--- COLLECTED DATA ---

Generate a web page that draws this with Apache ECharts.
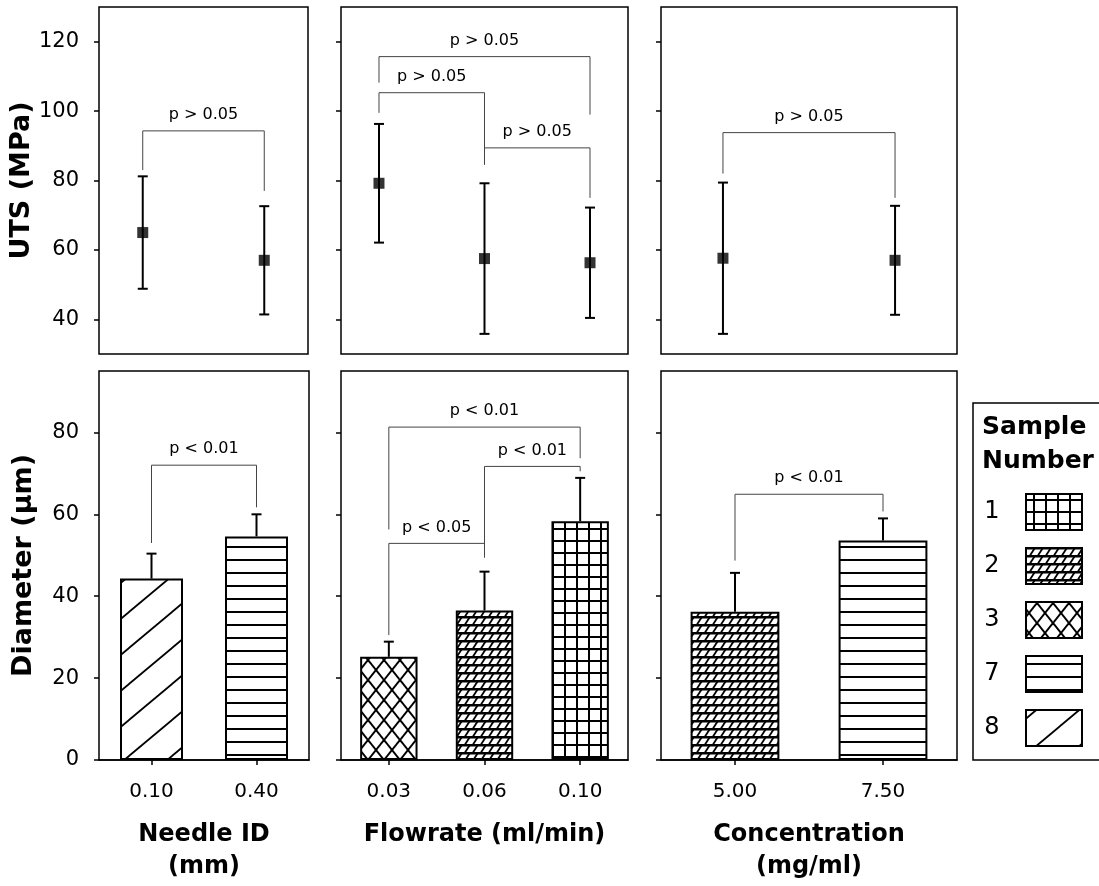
<!DOCTYPE html>
<html><head><meta charset="utf-8">
<script src="https://cdn.jsdelivr.net/npm/echarts@6/dist/echarts.min.js"></script>
<style>html,body{margin:0;padding:0;background:#fff}#c{width:1099px;height:886px}</style>
</head><body><div id="c"></div>
<script>
// ---------- data ----------
const needleLabels = ['0.10', '0.40'];
const flowLabels = ['0.03', '0.06', '0.10'];
const concLabels = ['5.00', '7.50'];

// UTS (MPa): mean and SD
const utsNeedle = [65.0, 57.0];
const utsNeedleErr = [16.2, 15.6];
const utsFlow = [79.2, 57.5, 56.3];
const utsFlowErr = [17.1, 21.7, 15.9];
const utsConc = [57.6, 57.0];
const utsConcErr = [21.8, 15.7];

// Diameter (um): mean and SD
const diaNeedle = [44.3, 54.6];
const diaNeedleErr = [6.1, 5.4];
const diaFlow = [25.2, 36.5, 58.3];
const diaFlowErr = [3.7, 9.5, 10.6];
const diaConc = [36.2, 53.6];
const diaConcErr = [9.5, 5.4];

// sample number of each bar
const sampleNeedle = ['8', '7'];
const sampleFlow = ['3', '2', '1'];
const sampleConc = ['2', '7'];
const legendSamples = ['1', '2', '3', '7', '8'];

const utsTicks = [40, 60, 80, 100, 120];
const diaTicks = [0, 20, 40, 60, 80];

// brackets: [fromIndex, toIndex, barLevel, leftLegEnd, rightLegEnd]
const utsNeedleBr = [[0, 1, 94.3, 83, 77]];
const utsNeedleBrText = ['p > 0.05'];
const utsFlowBr = [[0, 2, 115.7, 108.2, 99], [0, 1, 105.3, 99.5, 84.5], [1, 2, 89.4, 89.4, 75]];
const utsFlowBrText = ['p > 0.05', 'p > 0.05', 'p > 0.05'];
const utsConcBr = [[0, 1, 93.8, 82, 75]];
const utsConcBrText = ['p > 0.05'];
const diaNeedleBr = [[0, 1, 72, 53, 61.7]];
const diaNeedleBrText = ['p < 0.01'];
const diaFlowBr = [[0, 2, 81.3, 56.3, 73.7], [1, 2, 71.7, 49.4, 70.5], [0, 1, 52.9, 30.5, 52.9]];
const diaFlowBrText = ['p < 0.01', 'p < 0.01', 'p < 0.05'];
const diaConcBr = [[0, 1, 64.9, 48.7, 60.7]];
const diaConcBrText = ['p < 0.01'];

// ---------- patterns ----------
function tile(w, h, draw) {
  const c = document.createElement('canvas');
  c.width = w; c.height = h;
  const g = c.getContext('2d');
  g.fillStyle = '#fff'; g.fillRect(0, 0, w, h);
  g.strokeStyle = '#000'; g.fillStyle = '#000';
  draw(g, w, h);
  return c;
}
function seg(g, x1, y1, x2, y2, lw) { g.lineWidth = lw; g.beginPath(); g.moveTo(x1, y1); g.lineTo(x2, y2); g.stroke(); }
const patternCanvas = {
  '1': tile(12, 12, (g) => { g.fillRect(0, 0, 2, 12); g.fillRect(0, 0, 12, 2); }),
  '2': tile(8, 8, (g) => { g.fillRect(0, 0, 8, 2.5); for (const o of [-8, 0, 8]) seg(g, o + 1, 8.5, o + 5.5, 1.5, 1.8); }),
  '3': tile(16, 20, (g) => { seg(g, -16, -20, 32, 40, 2); seg(g, 32, -20, -16, 40, 2); }),
  '7': tile(8, 13, (g) => { g.fillRect(0, 0, 8, 2); }),
  '8': tile(43, 36, (g) => { for (const o of [-43, 0, 43]) seg(g, o - 43, 72, o + 86, -36, 1.8); })
};
const pat = (s) => ({ image: patternCanvas[s], repeat: 'repeat' });

// ---------- layout ----------
const FONT = "'DejaVu Sans', sans-serif";
const grids = [
  { left: 99, top: 7, width: 209, height: 347 },
  { left: 341, top: 7, width: 287, height: 347 },
  { left: 661, top: 7, width: 296, height: 347 },
  { left: 99, top: 371, width: 210, height: 389 },
  { left: 341, top: 371, width: 287, height: 389 },
  { left: 661, top: 371, width: 296, height: 389 }
].map(g => Object.assign(g, { show: true, borderColor: '#000', borderWidth: 1.5, backgroundColor: 'transparent' }));

const topSets = [
  { m: utsNeedle, e: utsNeedleErr, br: utsNeedleBr, bt: utsNeedleBrText },
  { m: utsFlow, e: utsFlowErr, br: utsFlowBr, bt: utsFlowBrText },
  { m: utsConc, e: utsConcErr, br: utsConcBr, bt: utsConcBrText }
];
const botSets = [
  { m: diaNeedle, e: diaNeedleErr, s: sampleNeedle, c: needleLabels, br: diaNeedleBr, bt: diaNeedleBrText, name: 'Needle ID\n(mm)' },
  { m: diaFlow, e: diaFlowErr, s: sampleFlow, c: flowLabels, br: diaFlowBr, bt: diaFlowBrText, name: 'Flowrate (ml/min)' },
  { m: diaConc, e: diaConcErr, s: sampleConc, c: concLabels, br: diaConcBr, bt: diaConcBrText, name: 'Concentration\n(mg/ml)' }
];

const xAxes = [], yAxes = [], series = [];
const tickStyle = { color: '#000', width: 1.5 };

topSets.forEach((d, i) => {
  xAxes.push({ gridIndex: i, type: 'value', min: 0.64, max: d.m.length + 0.36, show: false });
  yAxes.push({
    gridIndex: i, type: 'value', min: 30, max: 130,
    name: i === 0 ? 'UTS (MPa)' : '', nameLocation: 'middle', nameRotate: 90, nameGap: 62,
    nameTextStyle: { fontFamily: FONT, fontWeight: 'bold', fontSize: 27, color: '#000' },
    axisLine: { show: false },
    axisTick: { show: true, length: 5, customValues: utsTicks, lineStyle: tickStyle },
    axisLabel: { show: i === 0, customValues: utsTicks, margin: 20, fontFamily: FONT, fontSize: 21, color: '#000' },
    splitLine: { show: false }
  });
});
botSets.forEach((d, j) => {
  const i = j + 3;
  xAxes.push({
    gridIndex: i, type: 'category', data: d.c,
    name: d.name, nameLocation: 'middle', nameGap: 59,
    nameTextStyle: { fontFamily: FONT, fontWeight: 'bold', fontSize: 24, lineHeight: 32, color: '#000' },
    axisLine: { show: true, lineStyle: { color: '#000', width: 1.5 } },
    axisTick: { show: true, alignWithLabel: true, length: 5, lineStyle: tickStyle },
    axisLabel: { margin: 22, fontFamily: FONT, fontSize: 20, color: '#000' }
  });
  yAxes.push({
    gridIndex: i, type: 'value', min: 0, max: 95,
    name: j === 0 ? 'Diameter (\u00b5m)' : '', nameLocation: 'middle', nameRotate: 90, nameGap: 62,
    nameTextStyle: { fontFamily: FONT, fontWeight: 'bold', fontSize: 27, color: '#000' },
    axisLine: { show: false },
    axisTick: { show: true, length: 5, customValues: diaTicks, lineStyle: tickStyle },
    axisLabel: { show: j === 0, customValues: diaTicks, margin: 20, fontFamily: FONT, fontSize: 21, color: '#000' },
    splitLine: { show: false }
  });
});

function errBoth(params, api) {
  const x = api.value(0), m = api.value(1), e = api.value(2);
  const t = api.coord([x, m + e]), b = api.coord([x, m - e]);
  const st = { stroke: '#000', lineWidth: 2 }, hw = 5;
  return { type: 'group', children: [
    { type: 'line', shape: { x1: t[0], y1: t[1], x2: b[0], y2: b[1] }, style: st },
    { type: 'line', shape: { x1: t[0] - hw, y1: t[1], x2: t[0] + hw, y2: t[1] }, style: st },
    { type: 'line', shape: { x1: b[0] - hw, y1: b[1], x2: b[0] + hw, y2: b[1] }, style: st }
  ] };
}
function errUp(params, api) {
  const x = api.value(0), m = api.value(1), e = api.value(2);
  const t = api.coord([x, m + e]), b = api.coord([x, m]);
  const st = { stroke: '#000', lineWidth: 2 }, hw = 5;
  return { type: 'group', children: [
    { type: 'line', shape: { x1: t[0], y1: t[1], x2: b[0], y2: b[1] }, style: st },
    { type: 'line', shape: { x1: t[0] - hw, y1: t[1], x2: t[0] + hw, y2: t[1] }, style: st }
  ] };
}
function bracketRenderer(texts) {
  return function (params, api) {
    const x1 = api.value(0), x2 = api.value(1), y = api.value(2), yl = api.value(3), yr = api.value(4);
    const a = api.coord([x1, yl]), b = api.coord([x1, y]), c = api.coord([x2, y]), d = api.coord([x2, yr]);
    return { type: 'group', children: [
      { type: 'polyline', shape: { points: [a, b, c, d] }, style: { stroke: '#444', lineWidth: 1, fill: null } },
      { type: 'text', x: (b[0] + c[0]) / 2, y: b[1] - 16,
        style: { text: texts[params.dataIndex], fontFamily: FONT, fontSize: 16, fill: '#000', align: 'center', verticalAlign: 'middle' } }
    ] };
  };
}

topSets.forEach((d, i) => {
  series.push({
    type: 'custom', xAxisIndex: i, yAxisIndex: i, renderItem: errBoth, z: 2,
    data: d.m.map((v, k) => [k + 1, v, d.e[k]])
  });
  series.push({
    type: 'scatter', xAxisIndex: i, yAxisIndex: i, symbol: 'rect', symbolSize: 11, z: 3,
    itemStyle: { color: '#000' }, data: d.m.map((v, k) => [k + 1, v])
  });
  series.push({
    type: 'custom', xAxisIndex: i, yAxisIndex: i, renderItem: bracketRenderer(d.bt), z: 1,
    data: d.br.map(r => [r[0] + 1, r[1] + 1, r[2], r[3], r[4]])
  });
});
botSets.forEach((d, j) => {
  const i = j + 3;
  series.push({
    type: 'bar', xAxisIndex: i, yAxisIndex: i, barWidth: '60%', z: 1,
    data: d.m.map((v, k) => ({ value: v, itemStyle: { color: pat(d.s[k]), borderColor: '#000', borderWidth: 2 } }))
  });
  series.push({
    type: 'custom', xAxisIndex: i, yAxisIndex: i, renderItem: errUp, z: 2,
    data: d.m.map((v, k) => [k, v, d.e[k]])
  });
  series.push({
    type: 'custom', xAxisIndex: i, yAxisIndex: i, renderItem: bracketRenderer(d.bt), z: 2,
    data: d.br.map(r => [r[0], r[1], r[2], r[3], r[4]])
  });
});

// legend box (graphic)
const legendChildren = [
  { type: 'rect', shape: { x: 0, y: 0, width: 140, height: 357 }, style: { fill: '#fff', stroke: '#000', lineWidth: 1.5 } },
  { type: 'text', x: 9, y: 24, style: { text: 'Sample', fontFamily: FONT, fontWeight: 'bold', fontSize: 25, fill: '#000', verticalAlign: 'middle' } },
  { type: 'text', x: 9, y: 58, style: { text: 'Number', fontFamily: FONT, fontWeight: 'bold', fontSize: 25, fill: '#000', verticalAlign: 'middle' } }
];
legendSamples.forEach((s, k) => {
  const cy = 109 + k * 54;
  legendChildren.push({ type: 'text', x: 19, y: cy, style: { text: s, fontFamily: FONT, fontSize: 24, fill: '#000', align: 'center', verticalAlign: 'middle' } });
  legendChildren.push({ type: 'rect', shape: { x: 53, y: cy - 18, width: 56, height: 36 }, style: { fill: pat(s), stroke: '#000', lineWidth: 2 } });
});

const chart = echarts.init(document.getElementById('c'), null, { renderer: 'canvas' });
chart.setOption({
  animation: false,
  backgroundColor: '#fff',
  textStyle: { fontFamily: FONT },
  grid: grids,
  xAxis: xAxes,
  yAxis: yAxes,
  series: series,
  graphic: [{ type: 'group', x: 973, y: 403, children: legendChildren }]
});
</script>
</body></html>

---

- YOUR TASK: Return exactly what appears from the opening line of the material through the line with "const concLabels = ['5.00', '7.50'];", apart from the pictures.

- CORRECT RESULT:
Generate a web page that draws this with Apache ECharts.
<!DOCTYPE html>
<html><head><meta charset="utf-8">
<script src="https://cdn.jsdelivr.net/npm/echarts@6/dist/echarts.min.js"></script>
<style>html,body{margin:0;padding:0;background:#fff}#c{width:1099px;height:886px}</style>
</head><body><div id="c"></div>
<script>
// ---------- data ----------
const needleLabels = ['0.10', '0.40'];
const flowLabels = ['0.03', '0.06', '0.10'];
const concLabels = ['5.00', '7.50'];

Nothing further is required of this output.